An Operating System for Your Mobile Supercomputer

Mobile devices have put supercomputers in our hands, and—along with their first cousin—the tablet, represent the largest shift in computing since the PC era. The capacity and power of these devices are in its infancy, and all expectations lead to a doubling of capability every 18 months. In the same way that the PC era unlocked the imagination and innovation of an entire generation, we are seeing a repeat pattern with mobile devices at unprecedented scale.

History has shown that as compute capacity becomes available, new applications and programs happily consume the excess. Additional memory, disk, and processing power always lead to substantially better and more innovative products, serving an ever-broader set of consumers. We saw it with the PC, and we will see it with mobile as the number of devices grows well past a billion. Yet-to-be-developed applications are waiting to take advantage of this processing capability, and it’s going to require mobile operating system innovation to expose this awesome power.

An operating system is one of the most fundamental and important pieces of software. Great operating systems leverage new hardware, provide a consistent way to run applications, and provide a foundation for all interaction with a computing system. For PCs, Windows is the dominant operating system; for servers, Linux is dominant; and for mobile, Android enjoys a staggering 82% market share (Gartner, November 2013). Like Linux (and unlike Windows), Android is Open Source, which means no one company owns the code. Anyone can improve Android by adding new functionality and tools.

One reason why Android is winning is due to that open source spirit of additive innovation. Because consumers are clamoring for increased personalization and customization options, the Android open source community has been happily taking up the task of fulfilling that demand. What’s more, the growing enterprise trend of BYOD (bring your own device) is here to stay, which will further add to that demand as consumers use their mobile devices at home, at work, and on the road—all requiring customized functionality.

Enter Cyanogen, our newest portfolio company that’s well on its way in building a new operating system, CyanogenMOD (CM), leveraging core Open Source Android to provide the fastest, most innovative mobile operating system platform. CM takes the best of what Android offers and adds innovative features to create a clean yet customizable user experience. CM is 100% compatible with all Android applications, yet brings fabulous new capabilities to Android such as enhanced security, performance, device support, and personalization. Cyanogen has been powered by the open-source community—led by its founder Steve Kondik—ever since it launched four years ago. The community continues to work at a feverish pace, helping to bring up both newly launched and existing Android devices with the latest Cyanogen builds.

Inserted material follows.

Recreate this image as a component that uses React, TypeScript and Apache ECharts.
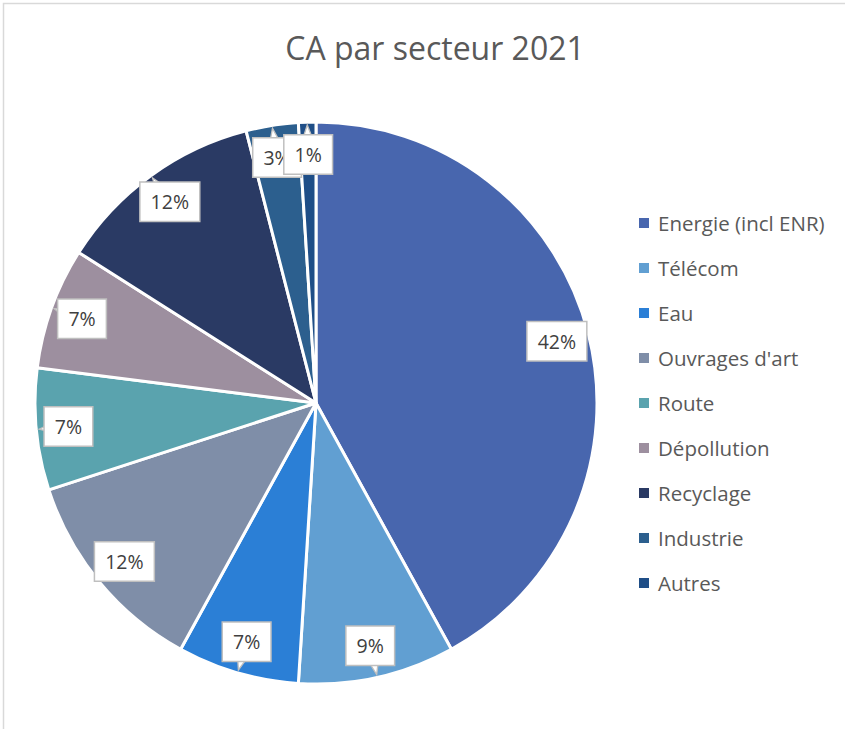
import React, { useEffect, useRef } from "react";
import * as echarts from "echarts";

const categories = [
  "Energie (incl ENR)",
  "Télécom",
  "Eau",
  "Ouvrages d'art",
  "Route",
  "Dépollution",
  "Recyclage",
  "Industrie",
  "Autres",
];
const shares = [42, 9, 7, 12, 7, 7, 12, 3, 1];
const colors = [
  "#4866AE",
  "#619FD2",
  "#2B7FD6",
  "#7F8EA8",
  "#5AA3AE",
  "#9D8F9F",
  "#2A3A64",
  "#2C5F8E",
  "#1F4E87",
];
const titleText = "CA par secteur 2021";

const FONT = "'Open Sans', 'Noto Sans', sans-serif";
const CENTER = [316, 403];
const RADIUS = 281;
const LABEL_R = 88.5; // % of radius
const TAIL_R = 96.5;

export default function App() {
  const ref = useRef<HTMLDivElement>(null);
  useEffect(() => {
    document.body.style.margin = "0";
    if (!ref.current) return;
    const chart = echarts.init(ref.current, undefined, { renderer: "svg" });
    const total = shares.reduce((a, b) => a + b, 0);
    let cum = 0;
    const mids = shares.map((v) => {
      const m = ((cum + v / 2) / total) * 100;
      cum += v;
      return m;
    });
    const data = categories.map((name, i) => ({
      name,
      value: shares[i],
      itemStyle: { color: colors[i] },
    }));
    chart.setOption({
      animation: false,
      backgroundColor: "#ffffff",
      title: {
        text: titleText,
        left: 430,
        textAlign: "center",
        top: 26,
        textStyle: {
          fontFamily: FONT,
          fontSize: 32,
          fontWeight: "normal",
          color: "#595959",
        },
      },
      graphic: [
        {
          type: "rect",
          shape: { x: 3.5, y: 3.5, width: 900, height: 800 },
          style: { fill: "none", stroke: "#d9d9d9", lineWidth: 1.5 },
          silent: true,
          z: 100,
        },
      ],
      legend: {
        orient: "vertical",
        left: 639,
        top: 212,
        padding: 0,
        icon: "path://M0,0L10,0L10,10L0,10Z M14,5L14,5.01",
        itemWidth: 14,
        itemHeight: 10,
        itemGap: 23,
        itemStyle: { borderWidth: 0 },
        data: categories,
        textStyle: {
          fontFamily: FONT,
          fontSize: 20.5,
          color: "#595959",
          lineHeight: 22,
        },
      },
      polar: { center: CENTER, radius: RADIUS },
      angleAxis: {
        type: "value",
        min: 0,
        max: 100,
        startAngle: 90,
        clockwise: true,
        show: false,
      },
      radiusAxis: { type: "value", min: 0, max: 100, show: false },
      series: [
        {
          type: "pie",
          center: CENTER,
          radius: [0, RADIUS],
          startAngle: 90,
          clockwise: true,
          data,
          silent: true,
          z: 2,
          label: { show: false },
          labelLine: { show: false },
          itemStyle: { borderColor: "#ffffff", borderWidth: 3 },
          emphasis: { disabled: true },
        },
        {
          type: "scatter",
          coordinateSystem: "polar",
          silent: true,
          z: 3,
          symbol: "triangle",
          symbolSize: [10, 14],
          data: mids.map((m) => ({
            value: [TAIL_R, m],
            symbolRotate: -m * 3.6,
          })),
          itemStyle: {
            color: "#ffffff",
            borderColor: "#bfbfbf",
            borderWidth: 1.5,
            opacity: 1,
          },
          emphasis: { disabled: true },
        },
        {
          type: "scatter",
          coordinateSystem: "polar",
          silent: true,
          z: 4,
          symbolSize: 1,
          itemStyle: { color: "rgba(0,0,0,0)", opacity: 1 },
          data: mids.map((m) => ({
            value: [LABEL_R, m],
          })),
          emphasis: { disabled: true },
          label: {
            show: true,
            position: "inside",
            formatter: (p: any) => `${shares[p.dataIndex]}%`,
            fontFamily: FONT,
            fontSize: 19.5,
            color: "#404040",
            backgroundColor: "#ffffff",
            borderColor: "#bfbfbf",
            borderWidth: 1.5,
            opacity: 1,
            padding: [10, 10, 8, 10],
          },
        },
      ],
    });
    return () => chart.dispose();
  }, []);
  return <div ref={ref} style={{ width: 845, height: 729 }} />;
}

Today, tens of millions of devices are running Cyanogen worldwide, and we believe that CM has the opportunity to become one of the world’s largest mobile operating systems. As past history suggests, companies such as Microsoft and RedHat have done exceedingly well by being independent of hardware, and we believe that this trend will accelerate in the mobile world. The rapid success of CM indicates a growing consumer desire to have a fully compatible Android operating system that is truly independent from any hardware company or OEM. Consumers win as Cyanogen can launch updates more frequently, fix bugs faster, and deploy new features more regularly, compared to OEMs whose organizations are optimized for building fantastic hardware.

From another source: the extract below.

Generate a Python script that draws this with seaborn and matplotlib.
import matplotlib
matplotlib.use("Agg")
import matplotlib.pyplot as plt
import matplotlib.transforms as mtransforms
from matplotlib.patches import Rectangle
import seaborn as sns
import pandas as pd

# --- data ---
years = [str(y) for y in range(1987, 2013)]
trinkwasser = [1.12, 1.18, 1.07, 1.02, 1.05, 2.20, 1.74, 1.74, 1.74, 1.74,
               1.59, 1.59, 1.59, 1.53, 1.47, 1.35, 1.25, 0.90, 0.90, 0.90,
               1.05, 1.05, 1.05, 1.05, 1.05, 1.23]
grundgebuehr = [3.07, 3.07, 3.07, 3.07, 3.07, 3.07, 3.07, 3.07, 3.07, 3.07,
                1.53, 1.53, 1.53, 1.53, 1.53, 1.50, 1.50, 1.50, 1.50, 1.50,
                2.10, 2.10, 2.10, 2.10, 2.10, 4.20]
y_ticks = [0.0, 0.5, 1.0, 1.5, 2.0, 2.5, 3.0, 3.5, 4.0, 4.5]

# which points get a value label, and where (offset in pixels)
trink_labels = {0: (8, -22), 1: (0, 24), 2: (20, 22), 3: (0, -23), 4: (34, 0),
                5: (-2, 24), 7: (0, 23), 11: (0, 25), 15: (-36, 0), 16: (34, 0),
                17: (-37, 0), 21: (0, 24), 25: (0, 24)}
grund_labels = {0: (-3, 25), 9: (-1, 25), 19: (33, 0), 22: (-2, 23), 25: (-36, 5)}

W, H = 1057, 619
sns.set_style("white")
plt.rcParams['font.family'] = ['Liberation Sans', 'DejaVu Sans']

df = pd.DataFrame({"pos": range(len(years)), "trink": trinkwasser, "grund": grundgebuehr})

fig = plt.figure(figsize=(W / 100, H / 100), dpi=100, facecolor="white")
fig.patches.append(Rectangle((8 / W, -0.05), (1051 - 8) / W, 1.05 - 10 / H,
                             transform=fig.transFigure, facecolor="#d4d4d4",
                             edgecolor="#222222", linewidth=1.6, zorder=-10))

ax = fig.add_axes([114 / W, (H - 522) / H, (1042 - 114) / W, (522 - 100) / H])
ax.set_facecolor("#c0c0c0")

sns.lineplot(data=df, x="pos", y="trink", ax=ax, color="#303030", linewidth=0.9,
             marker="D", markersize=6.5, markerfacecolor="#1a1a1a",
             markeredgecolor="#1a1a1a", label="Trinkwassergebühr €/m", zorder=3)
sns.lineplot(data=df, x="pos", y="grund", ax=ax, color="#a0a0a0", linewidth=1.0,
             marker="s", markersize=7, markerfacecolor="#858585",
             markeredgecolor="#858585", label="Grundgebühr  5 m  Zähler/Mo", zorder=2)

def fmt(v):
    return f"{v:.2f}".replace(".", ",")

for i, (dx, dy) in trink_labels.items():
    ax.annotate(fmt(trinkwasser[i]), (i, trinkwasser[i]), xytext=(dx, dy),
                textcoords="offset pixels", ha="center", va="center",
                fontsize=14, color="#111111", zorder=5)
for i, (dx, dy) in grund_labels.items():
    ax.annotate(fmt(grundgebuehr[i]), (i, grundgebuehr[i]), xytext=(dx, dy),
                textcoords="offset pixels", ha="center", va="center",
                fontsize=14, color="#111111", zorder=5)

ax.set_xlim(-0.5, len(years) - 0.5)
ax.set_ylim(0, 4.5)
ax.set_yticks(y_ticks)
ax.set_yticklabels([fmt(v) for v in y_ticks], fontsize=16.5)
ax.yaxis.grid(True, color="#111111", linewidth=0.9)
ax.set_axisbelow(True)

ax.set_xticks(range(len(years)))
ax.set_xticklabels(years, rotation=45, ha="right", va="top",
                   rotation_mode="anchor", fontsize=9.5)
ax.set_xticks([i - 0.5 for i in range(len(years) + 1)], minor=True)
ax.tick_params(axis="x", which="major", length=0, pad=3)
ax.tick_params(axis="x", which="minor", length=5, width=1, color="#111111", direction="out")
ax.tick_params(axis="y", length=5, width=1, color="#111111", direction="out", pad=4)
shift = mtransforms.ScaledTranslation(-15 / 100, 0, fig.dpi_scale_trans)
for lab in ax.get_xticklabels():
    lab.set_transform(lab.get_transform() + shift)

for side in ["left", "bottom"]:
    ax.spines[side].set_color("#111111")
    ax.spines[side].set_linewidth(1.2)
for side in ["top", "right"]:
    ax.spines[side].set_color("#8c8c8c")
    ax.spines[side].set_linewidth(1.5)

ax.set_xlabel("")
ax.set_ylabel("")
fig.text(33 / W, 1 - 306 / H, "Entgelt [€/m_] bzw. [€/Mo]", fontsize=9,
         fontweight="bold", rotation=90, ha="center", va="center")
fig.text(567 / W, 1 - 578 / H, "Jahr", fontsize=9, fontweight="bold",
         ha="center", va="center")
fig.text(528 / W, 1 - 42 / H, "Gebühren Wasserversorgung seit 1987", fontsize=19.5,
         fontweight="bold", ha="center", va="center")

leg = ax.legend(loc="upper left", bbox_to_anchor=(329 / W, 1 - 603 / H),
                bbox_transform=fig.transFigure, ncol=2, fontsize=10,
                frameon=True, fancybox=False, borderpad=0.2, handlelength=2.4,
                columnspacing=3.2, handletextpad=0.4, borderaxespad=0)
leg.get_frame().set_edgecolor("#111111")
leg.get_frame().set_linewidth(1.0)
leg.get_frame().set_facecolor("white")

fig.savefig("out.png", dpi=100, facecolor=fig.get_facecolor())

We’re incredibly excited to lead their Series B round of financing and to work with the Cyanogen team, a majority of which has been “sourced” from their “open source” community! Their expertise in building Android products and their desire to create a world-class mobile user experience will guide their decisions as they continue building on their success to date. Software is eating the world, Android is eating mobile, and we think Cyanogen only just finished their appetizer and is moving onto the entree.